12. The idler wheel axle assembly of claim 11, wherein the two part bearings are designed as tapered rollers bearing for the absorption of radial forces (F_rad) and also of axial forces (+F_a, -F_a) acting in the two axially opposite directions.

13. The idler wheel axle assembly of claim 12, wherein the inner and outer rings of the two part bearings include conical surfaces, and wherein the conical surfaces narrow radially.

14. The idler wheel axle assembly of claim 12, wherein the inner and outer rings of the two part bearings include conical surfaces, and wherein the conical surfaces widen radially.
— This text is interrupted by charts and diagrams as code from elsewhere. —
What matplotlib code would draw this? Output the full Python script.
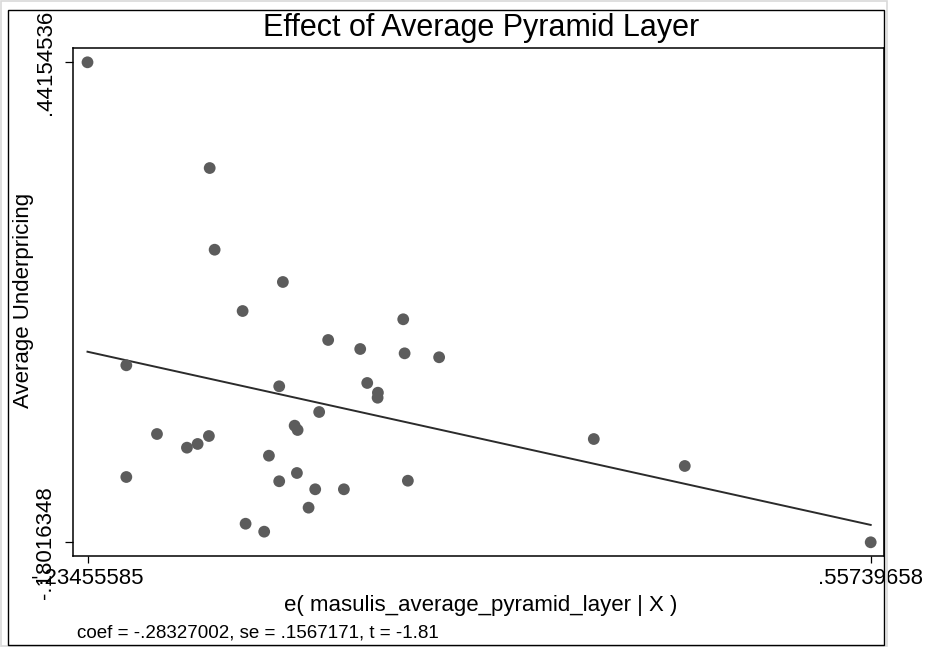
import matplotlib
matplotlib.use("Agg")
import matplotlib.pyplot as plt
from matplotlib.patches import Rectangle
import numpy as np

plt.rcParams['font.family'] = ['Liberation Sans', 'DejaVu Sans']

# residuals from the added-variable plot
e_pyramid = [-0.23456, -0.1110, -0.1060, -0.0370, -0.0777, 0.0847, 0.0088, 0.0412,
             0.0861, 0.1210, -0.1953, -0.0407, 0.0483, 0.0591, 0.0588, -0.0003,
             -0.0251, -0.0221, -0.1643, -0.1118, -0.1232, -0.1340, -0.0511, -0.0228,
             -0.1953, -0.0407, 0.0894, -0.0043, 0.0247, -0.0110, -0.0747, -0.0559,
             0.2774, 0.3694, 0.55740]
e_underpricing = [0.44155, 0.3046, 0.1988, 0.1570, 0.1194, 0.1087, 0.0819, 0.0702,
                  0.0646, 0.0595, 0.0491, 0.0219, 0.0262, 0.0136, 0.0071, -0.0114,
                  -0.0291, -0.0347, -0.0399, -0.0425, -0.0528, -0.0576, -0.0680, -0.0904,
                  -0.0956, -0.1011, -0.1004, -0.1115, -0.1115, -0.1353, -0.1561, -0.1664,
                  -0.0464, -0.0813, -0.18016]

coef = -0.28327002
se = 0.1567171
t_stat = -1.81

x_ticks = [-0.23455585, 0.55739658]
x_ticklabels = ['-.23455585', '.55739658']
y_ticks = [-0.18016348, 0.44154536]
y_ticklabels = ['-.18016348', '.44154536']

x = np.array(e_pyramid)
y = np.array(e_underpricing)
intercept = y.mean() - coef * x.mean()

W, H = 930, 647
fig = plt.figure(figsize=(W / 100, H / 100), dpi=100)

# outer frames
fig.patches.append(Rectangle((1 / W, 1 - 646 / H), 886 / W, 645 / H, transform=fig.transFigure,
                             fill=False, edgecolor='#d9d9d9', lw=1.2))
fig.patches.append(Rectangle((8 / W, 1 - 645 / H), 876 / W, 635 / H, transform=fig.transFigure,
                             fill=False, edgecolor='black', lw=1.0))

ax = fig.add_axes([73 / W, 1 - 556 / H, 811 / W, 508 / H])
ax.scatter(x, y, s=72, color='#5c5c5c', edgecolors='none', zorder=3)
xs = np.array([x.min(), x.max()])
ax.plot(xs, intercept + coef * xs, color='#2b2b2b', lw=1.4, zorder=2)

ax.set_xlim(-0.24922, 0.57085)
ax.set_ylim(-0.19791, 0.46007)
ax.set_xticks(x_ticks)
ax.set_xticklabels(x_ticklabels, fontsize=16)
ax.set_yticks(y_ticks)
ax.set_yticklabels(y_ticklabels, fontsize=16, rotation=90, va='center')
ax.tick_params(axis='x', length=5, width=0.9, pad=3.5)
ax.tick_params(axis='y', length=5.5, width=0.9, pad=6.5)
for sp in ax.spines.values():
    sp.set_linewidth(1.1)

fig.text(481 / W, 1 - 28 / H, 'Effect of Average Pyramid Layer', fontsize=22,
         ha='center', va='center')
fig.text(481 / W, 1 - 605 / H, 'e( masulis_average_pyramid_layer | X )', fontsize=16,
         ha='center', va='center')
fig.text(23 / W, 1 - 300 / H, 'Average Underpricing', fontsize=16, rotation=90,
         ha='center', va='center')
fig.text(77 / W, 1 - 633 / H, f'coef = {coef:.8f}, se = {se:.7f}, t = {t_stat:.2f}'.replace('0.', '.'),
         fontsize=13.5, ha='left', va='center')

fig.savefig('out.png', dpi=100)
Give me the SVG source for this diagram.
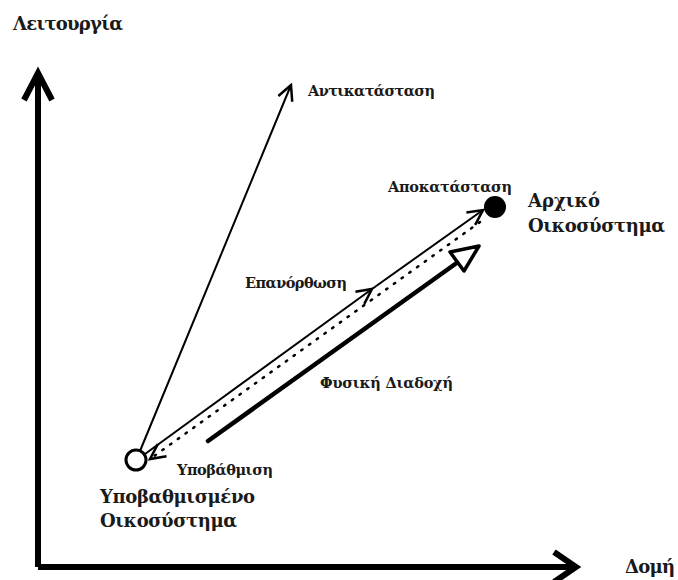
<svg xmlns="http://www.w3.org/2000/svg" width="678" height="580" viewBox="0 0 678 580">
<defs>
<style>
.lbl{font-family:"DejaVu Serif","Liberation Serif",serif;font-weight:bold;fill:#1a1a1a}
.sm{font-size:14.5px}
.lg{font-size:18px}
.thin{stroke:#000;stroke-width:2;fill:none}
.axis{stroke:#000;stroke-width:6;fill:none}
</style>
<marker id="chev" markerUnits="userSpaceOnUse" markerWidth="20" markerHeight="20" refX="14" refY="7" orient="auto" viewBox="0 0 16 14">
<path d="M2,1 L14,7 L2,13" fill="none" stroke="#000" stroke-width="2"/>
</marker>
</defs>
<rect width="678" height="580" fill="#fff"/>
<g id="axes">
<path class="axis" d="M38,567 L38,76 M24,100 L38,73 L52,100"/>
<path class="axis" d="M38,567 L574,567 M554,552 L576,567 L554,582"/>
</g>
<g id="connectors">
<line class="thin" x1="140" y1="451" x2="291" y2="85" marker-end="url(#chev)"/>
<line class="thin" x1="145" y1="454" x2="372" y2="289" marker-end="url(#chev)"/>
<line class="thin" x1="372" y1="289" x2="483" y2="210" marker-end="url(#chev)"/>
<line x1="480" y1="222" x2="150" y2="459" stroke="#000" stroke-width="2.5" stroke-dasharray="1.5 8" stroke-linecap="round" fill="none" marker-end="url(#chev)"/>
<g id="succession">
<line x1="208" y1="441" x2="458" y2="262" stroke="#000" stroke-width="4.5" stroke-linecap="round"/>
<polygon points="479,246 450,252 464,271" fill="#fff" stroke="#000" stroke-width="3.5" stroke-linejoin="round"/>
</g>
</g>
<g id="degraded">
<circle cx="136" cy="460" r="10" fill="#fff" stroke="#000" stroke-width="3"/>
<text class="lbl lg" x="100" y="503" textLength="155" lengthAdjust="spacing">Υποβαθμισμένο</text>
<text class="lbl lg" x="100" y="527" textLength="137" lengthAdjust="spacing">Οικοσύστημα</text>
</g>
<g id="original">
<circle cx="495" cy="207" r="11" fill="#000"/>
<text class="lbl lg" x="528" y="207">Αρχικό</text>
<text class="lbl lg" x="528" y="232" textLength="137" lengthAdjust="spacing">Οικοσύστημα</text>
</g>
<g id="labels">
<text class="lbl lg" x="13" y="30" textLength="110" lengthAdjust="spacing">Λειτουργία</text>
<text class="lbl lg" x="625" y="573" textLength="50" lengthAdjust="spacing">Δομή</text>
<text class="lbl sm" x="308" y="96" textLength="127" lengthAdjust="spacing">Αντικατάσταση</text>
<text class="lbl sm" x="388" y="192" textLength="124" lengthAdjust="spacing">Αποκατάσταση</text>
<text class="lbl sm" x="245" y="288" textLength="102" lengthAdjust="spacing">Επανόρθωση</text>
<text class="lbl sm" x="320" y="388" textLength="133" lengthAdjust="spacing">Φυσική Διαδοχή</text>
<text class="lbl sm" x="177" y="475" textLength="96" lengthAdjust="spacing">Υποβάθμιση</text>
</g>
</svg>
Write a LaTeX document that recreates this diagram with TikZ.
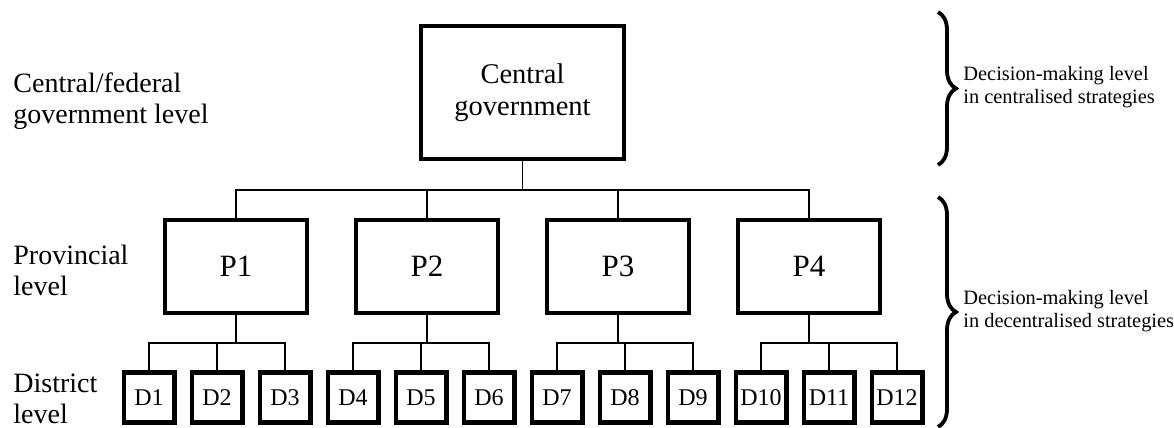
\documentclass[tikz,border=0pt]{standalone}
\usepackage{fontspec}
\setmainfont{Liberation Serif}
\usetikzlibrary{decorations.pathreplacing}

\begin{document}
\begin{tikzpicture}[x=0.5pt,y=-0.5pt,
    ebene/.style={draw, line width=2.2pt, inner sep=0pt, align=center},
    zentral/.style={ebene, minimum width=101.3pt, minimum height=66.3pt, font=\fontsize{14.25}{16}\selectfont},
    provinz/.style={ebene, minimum width=70.8pt, minimum height=46.3pt, font=\fontsize{15.5}{18}\selectfont},
    bezirk/.style={ebene, line width=2.4pt, minimum size=25.1pt, font=\fontsize{12}{14}\selectfont},
    linie/.style={line width=0.8pt},
    klammer/.style={decorate, decoration={brace, amplitude=9pt}, line width=1.9pt},
    ebenentext/.style={anchor=west, inner sep=0pt, align=left, font=\fontsize{14}{15.5}\selectfont},
    hinweis/.style={anchor=west, inner sep=0pt, align=left, font=\fontsize{10.2}{11.5}\selectfont}]

  \useasboundingbox (0,0) rectangle (1174,428);

  % Ebenen (links)
  \node[ebenentext] (lzentral) at (13,101) {Central/federal\\government level};
  \node[ebenentext] (lprovinz) at (13,270.5) {Provincial\\level};
  \node[ebenentext] (lbezirk) at (13,399) {District\\level};

  % Zentralregierung
  \node[zentral] (zentral) at (522.5,92.5) {Central\\government};

  % Provinzen
  \foreach \i in {1,...,4}
    \node[provinz] (p\i) at ({236+191*(\i-1)},266.5) {P\i};

  % Bezirke
  \foreach \i in {1,...,12}
    \node[bezirk] (d\i) at ({149+68*(\i-1)},397.5) {D\i};

  % Verbindungen
  \coordinate (zbus) at (522.5,190);
  \coordinate (dbus) at (0,343);
  \draw[linie] (zentral.south) -- (zbus);
  \foreach \i in {1,...,4}
    \draw[linie] (zbus) -| (p\i.north);

  \foreach \i in {1,...,4} {
    \draw[linie] (p\i.south) -- (p\i.south |- dbus);
    \foreach \k in {1,2,3} {
      \pgfmathtruncatemacro{\j}{3*(\i-1)+\k}
      \draw[linie] (p\i.south |- dbus) -| (d\j.north);
    }
  }

  % Klammern
  \coordinate (k1o) at (938,12);
  \coordinate (k1u) at (938,165);
  \coordinate (k2o) at (938,197);
  \coordinate (k2u) at (938,427);
  \draw[klammer] (k1o) -- (k1u);
  \draw[klammer] (k2o) -- (k2u);

  \node[hinweis] (hzentral) at (963,87) {Decision-making level\\in centralised strategies};
  \node[hinweis] (hdezentral) at (963,311) {Decision-making level\\in decentralised strategies};

\end{tikzpicture}
\end{document}
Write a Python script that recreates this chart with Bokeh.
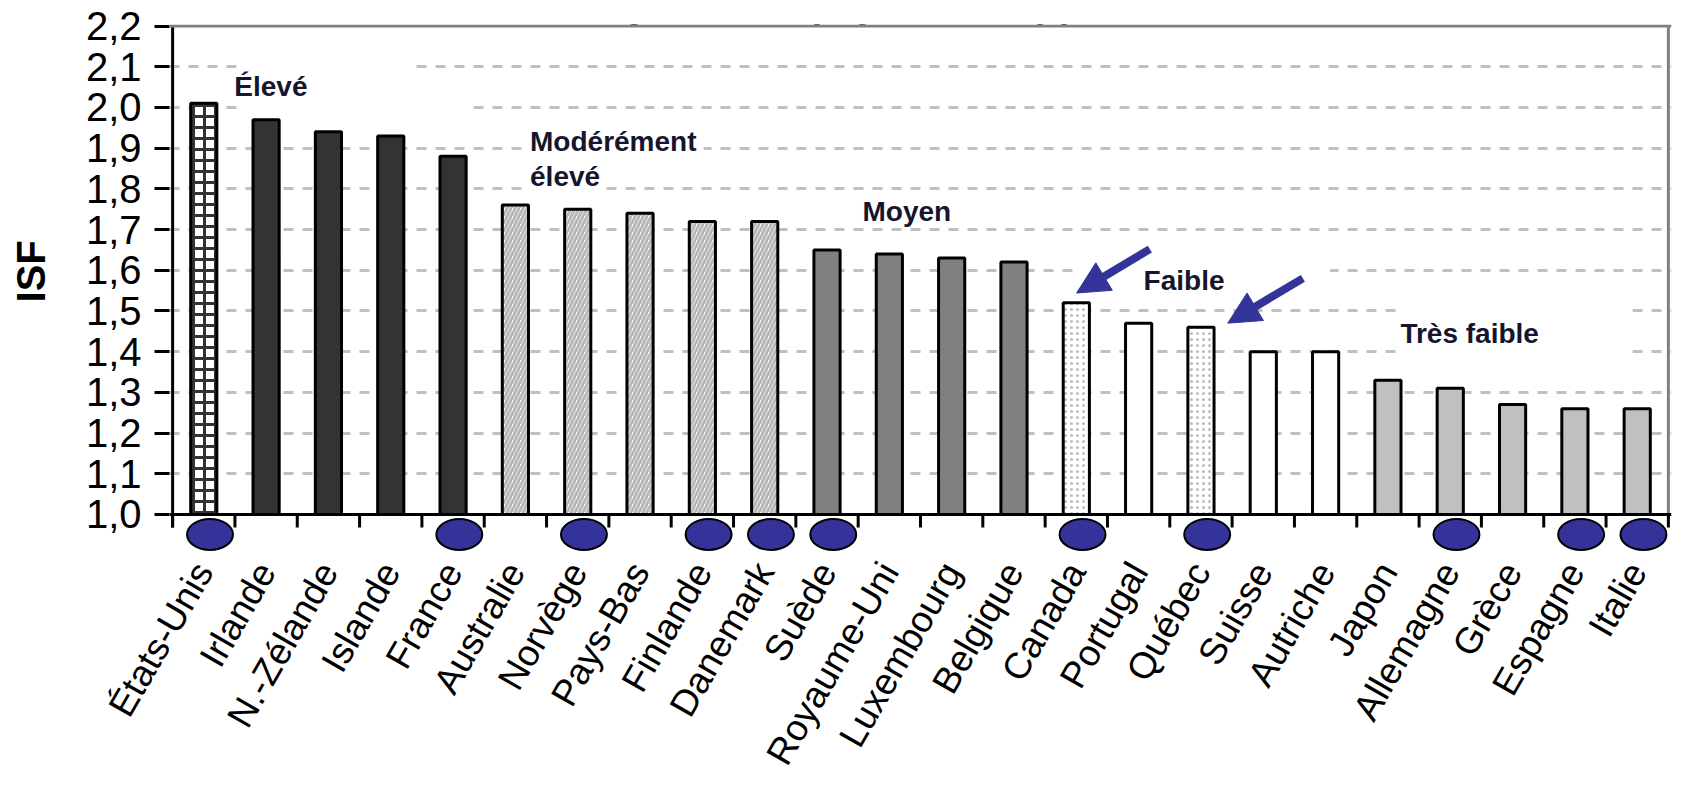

15. The idler wheel axle assembly of claim 11, wherein the shaft terminates in a connecting plane formed directly on the outside of the carrying leg.

16. The idler wheel axle assembly of claim 15, wherein the shaft includes an intermediate drive shaft that is operably connected in the connecting plane to a drive shaft of a drive arranged externally on the longitudinal side of the chassis.

17. The idler wheel axle assembly of claim 15, wherein the shaft forms a braking shaft and is connected to a braking device in the connecting plane.

18. The idle wheel axle assembly of claim 17, wherein the braking device include a disk brake, and wherein the braking shaft is operably connected to a brake disk which cooperates with a brake caliper supported on the carrying leg.